Your PAW Patrol franchise is now in 160 countries and has grossed $14 billion in sales. What was the secret to the success of that franchise?
PAW Patrol was born at the lowest point in Spin Master's history. We went from a billion dollars in sales down to $450 million in two years. We had to let go of 350 people, and had to restructure and recapitalize the business. That's when PAW Patrol was born. It came from a collective of incredible Canadians — and one British guy — who came together to tell the story and create the characters with love. None of them were thinking about PAW Patrol becoming a franchise in 160 countries, it was about making kids connect with the characters and making them aspirational. I was cautiously optimistic going in, but it exceeded all my expectations.
We weren't banking on it as a silver bullet. Bakugan was our first TV show and did great, but our three shows after that did badly. You couldn't give the products away at retail. So when PAW Patrol came along, we knew we had to be serious about capital and time allocation — attention to detail had to be a 20 out of 10.
My real signal that it was working came after launch in 2013 — I'd check Instagram for how many people were making PAW Patrol birthday cakes for their kids. A birthday cake is one of the most intimate things in a kid's life, so if a family brings your characters into that moment, something good is happening.
What was the inspiration for starting your non-profit Toy Movement?
I'm very passionate about displaced people, because my own family was displaced from Bulgaria in the late '40s. The Nazis and then the Soviet Union took my family's property and businesses after hundreds of years in the country. Both sets of my grandparents lost everything and left with virtually nothing. My parents grew up poor and eventually made their way to Canada.
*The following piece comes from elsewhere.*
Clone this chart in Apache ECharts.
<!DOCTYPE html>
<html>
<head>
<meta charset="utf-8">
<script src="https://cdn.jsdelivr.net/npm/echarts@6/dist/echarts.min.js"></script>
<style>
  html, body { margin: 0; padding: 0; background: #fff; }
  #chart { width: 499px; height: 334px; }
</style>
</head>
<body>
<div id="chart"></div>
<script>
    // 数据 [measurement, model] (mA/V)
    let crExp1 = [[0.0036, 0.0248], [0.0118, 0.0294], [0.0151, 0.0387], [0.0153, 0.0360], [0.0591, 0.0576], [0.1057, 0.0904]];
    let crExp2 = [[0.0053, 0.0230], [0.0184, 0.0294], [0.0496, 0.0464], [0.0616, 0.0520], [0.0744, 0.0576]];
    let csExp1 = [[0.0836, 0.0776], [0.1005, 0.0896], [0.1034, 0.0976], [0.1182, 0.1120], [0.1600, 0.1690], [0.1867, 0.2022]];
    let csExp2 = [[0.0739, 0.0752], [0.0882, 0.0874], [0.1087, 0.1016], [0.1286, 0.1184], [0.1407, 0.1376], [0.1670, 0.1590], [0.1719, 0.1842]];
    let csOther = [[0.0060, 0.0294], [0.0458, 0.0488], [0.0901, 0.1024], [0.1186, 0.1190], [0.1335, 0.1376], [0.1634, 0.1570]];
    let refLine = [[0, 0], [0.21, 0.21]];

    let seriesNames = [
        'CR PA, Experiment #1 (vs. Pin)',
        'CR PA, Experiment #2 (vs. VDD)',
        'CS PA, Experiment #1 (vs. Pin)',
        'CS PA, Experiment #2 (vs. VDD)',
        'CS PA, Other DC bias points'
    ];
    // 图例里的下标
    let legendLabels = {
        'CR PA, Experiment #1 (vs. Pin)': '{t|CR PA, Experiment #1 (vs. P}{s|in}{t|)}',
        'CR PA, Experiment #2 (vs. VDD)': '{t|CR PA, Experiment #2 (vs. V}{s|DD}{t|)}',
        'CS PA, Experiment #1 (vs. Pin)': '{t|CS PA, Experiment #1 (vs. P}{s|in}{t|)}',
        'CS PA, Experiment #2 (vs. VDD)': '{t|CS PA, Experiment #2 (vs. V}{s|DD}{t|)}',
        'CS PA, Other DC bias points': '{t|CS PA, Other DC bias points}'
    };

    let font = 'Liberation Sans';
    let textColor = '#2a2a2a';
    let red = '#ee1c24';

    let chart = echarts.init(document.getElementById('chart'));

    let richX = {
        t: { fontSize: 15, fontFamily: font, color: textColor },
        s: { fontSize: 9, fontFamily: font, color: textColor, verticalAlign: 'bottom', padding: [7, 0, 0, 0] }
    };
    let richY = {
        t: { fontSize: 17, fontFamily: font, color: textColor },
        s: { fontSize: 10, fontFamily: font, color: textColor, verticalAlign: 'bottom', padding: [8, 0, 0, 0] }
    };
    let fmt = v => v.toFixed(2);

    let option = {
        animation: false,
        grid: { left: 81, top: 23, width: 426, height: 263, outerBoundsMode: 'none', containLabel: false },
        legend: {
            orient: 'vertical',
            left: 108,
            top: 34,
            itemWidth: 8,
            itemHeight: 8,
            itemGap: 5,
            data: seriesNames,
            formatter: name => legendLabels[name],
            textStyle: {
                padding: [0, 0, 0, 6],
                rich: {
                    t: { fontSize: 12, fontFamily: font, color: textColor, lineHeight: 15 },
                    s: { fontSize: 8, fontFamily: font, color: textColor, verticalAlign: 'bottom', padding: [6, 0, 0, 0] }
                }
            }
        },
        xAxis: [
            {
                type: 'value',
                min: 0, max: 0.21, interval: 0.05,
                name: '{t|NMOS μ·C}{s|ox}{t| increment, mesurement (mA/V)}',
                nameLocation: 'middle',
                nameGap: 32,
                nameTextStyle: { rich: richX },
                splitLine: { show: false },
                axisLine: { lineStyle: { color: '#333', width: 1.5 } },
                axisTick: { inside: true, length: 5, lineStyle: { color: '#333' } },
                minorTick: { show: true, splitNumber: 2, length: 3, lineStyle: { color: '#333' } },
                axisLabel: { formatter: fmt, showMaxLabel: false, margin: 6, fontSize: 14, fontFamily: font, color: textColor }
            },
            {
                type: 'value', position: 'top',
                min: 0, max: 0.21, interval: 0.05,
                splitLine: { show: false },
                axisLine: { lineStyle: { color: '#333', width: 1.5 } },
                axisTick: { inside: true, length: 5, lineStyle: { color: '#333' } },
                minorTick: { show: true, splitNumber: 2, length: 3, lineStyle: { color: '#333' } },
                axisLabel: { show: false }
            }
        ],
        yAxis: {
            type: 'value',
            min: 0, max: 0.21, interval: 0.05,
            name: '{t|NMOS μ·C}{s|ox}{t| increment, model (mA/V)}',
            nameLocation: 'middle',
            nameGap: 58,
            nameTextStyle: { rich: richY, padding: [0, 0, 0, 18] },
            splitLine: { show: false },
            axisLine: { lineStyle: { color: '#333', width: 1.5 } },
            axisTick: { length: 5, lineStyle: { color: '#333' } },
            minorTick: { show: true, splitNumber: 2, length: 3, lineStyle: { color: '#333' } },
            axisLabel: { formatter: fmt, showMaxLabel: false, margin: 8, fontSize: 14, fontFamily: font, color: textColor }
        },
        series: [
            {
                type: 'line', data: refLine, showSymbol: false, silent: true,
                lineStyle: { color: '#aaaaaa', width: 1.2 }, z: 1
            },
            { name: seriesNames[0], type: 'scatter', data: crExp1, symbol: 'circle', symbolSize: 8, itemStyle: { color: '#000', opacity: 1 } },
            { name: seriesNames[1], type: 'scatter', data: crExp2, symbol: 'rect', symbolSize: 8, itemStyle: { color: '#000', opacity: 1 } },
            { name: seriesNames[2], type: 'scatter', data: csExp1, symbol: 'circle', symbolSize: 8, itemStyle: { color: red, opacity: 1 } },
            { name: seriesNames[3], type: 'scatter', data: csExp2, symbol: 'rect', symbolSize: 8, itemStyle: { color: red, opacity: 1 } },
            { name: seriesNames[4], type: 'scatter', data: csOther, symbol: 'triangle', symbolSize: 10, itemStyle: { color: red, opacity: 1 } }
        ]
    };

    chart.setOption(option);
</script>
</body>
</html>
In 2014, at the height of the Syrian Civil War, with refugees pouring into Jordan, I had the idea to get toys over to them. I was on a trip to Israel and Jordan and met the Canadian ambassador, Bruno Saccomani. I told him the idea, and he said he could handle it. We shipped over 50,000 toys for Christmas.
We brought new products — PAW Patrol toys, not close-out stock — and gave them out at shelters, churches, wherever kids could find shelter. I also toured the Zaatari refugee camp with Bruno and learned about "child-friendly spaces" — a couple of portables inside camps stocked with toys, pencil crayons, colouring sets, puzzles, and games, giving kids a place to escape the camp's hardship. We now send kits of toys and activities like balls and Frisbees to thousands of kids around the world through that program. Since then, we've run a mission almost every year — Uganda, South Africa, Nicaragua. I personally led a mission to Ukraine in 2021, and one to northern Iraq in 2018. We've done 25 missions total, giving out millions of toys.
Where do you see the future of play going? Is it less digital than people may fear in the age of the iPad kid?
I think kids still love toys. There's something about physically holding a toy — the feedback you get from it is unlike anything else, or what you can build with something like Lego, taking it from a small block to a whole three-dimensional character. I don't think that gets replaced. If you'd asked me in 2011–13 when the iPad came out, I'd have guessed more play would shift toward it. But over a decade later, the toy market has stayed as robust as it was then. The toy business isn't a growth industry — it has other challenges, like low birth rates — but the desire for physical objects and imaginative play, whether action figures, construction, activities, or plush, is timeless.
This interview has been lightly edited for length and clarity.